SIDELIGHTS: "Perhaps no one better exemplifies the power and excellence of contemporary poetry than Carolyn Forché, who is not only one of the most affecting . . . poets in America, but also one of the best poets writing anywhere in the world today," Jonathan Cott wrote in the introduction to his interview with Forché for Rolling Stone. Such praise was not new to Forché. Her first book of poetry, Gathering the Tribes, recounts experiences of the author's adolescence and young-adult life and won the 1975 Yale Series of Younger Poets Award; her second, The Country between Us, was named the 1981 Lamont Poetry Selection and became that most-rare publication: a poetry bestseller. In a critique for the Los Angeles Times Book Review, Art Seidenbaum maintained that the poems of the second volume "chronicle the awakening of a political consciousness and are themselves acts of commitment: to concepts and persons, to responsibility, to action." According to Joyce Carol Oates in the New York Times Book Review, Forché's ability to wed the "political" with the "personal" places her in the company of such poets as Pablo Neruda, Philip Levine, and Denise Levertov.

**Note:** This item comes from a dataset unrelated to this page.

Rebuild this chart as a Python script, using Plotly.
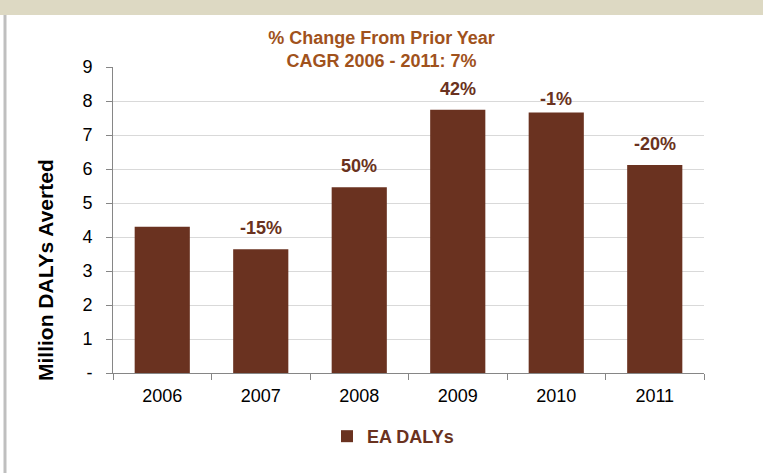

By the time she was twenty-four years old, Forché had completed Gathering the Tribes, described by Stanley Kunitz in the book's foreword as a work centering on kinship. In these poems, Forché "remembers her childhood in rural Michigan, evokes her Slovak ancestors, immerses herself in the American Indian culture of the Southwest, explores the mysteries of flesh, tries to understand the bonds of family, race, and sex," related Kunitz. "Burning the Tomato Worms," for example, deals with a young woman's sexual coming of age. But this poetic tale of "first sexual experience," Mark Harris stated in a Dictionary of Literary Biography essay, "is told against the larger backdrop of her grandmother's life and death and their meaning to a woman just grown."
If Gathering the Tribes "introduced a poet of uncommon vigor and assurance," as Oates wrote, then The Country between Us served as "a distinct step forward." A Ms. reviewer called the second collection "a poetry of dissent from a poet outraged." Forché herself told Cott: "The voice in my first book doesn't know what it thinks, it doesn't make any judgments. All it can do is perceive and describe and use language to make some sort of re-creation of moments in time. But I noticed that the person in the second book makes an utterance."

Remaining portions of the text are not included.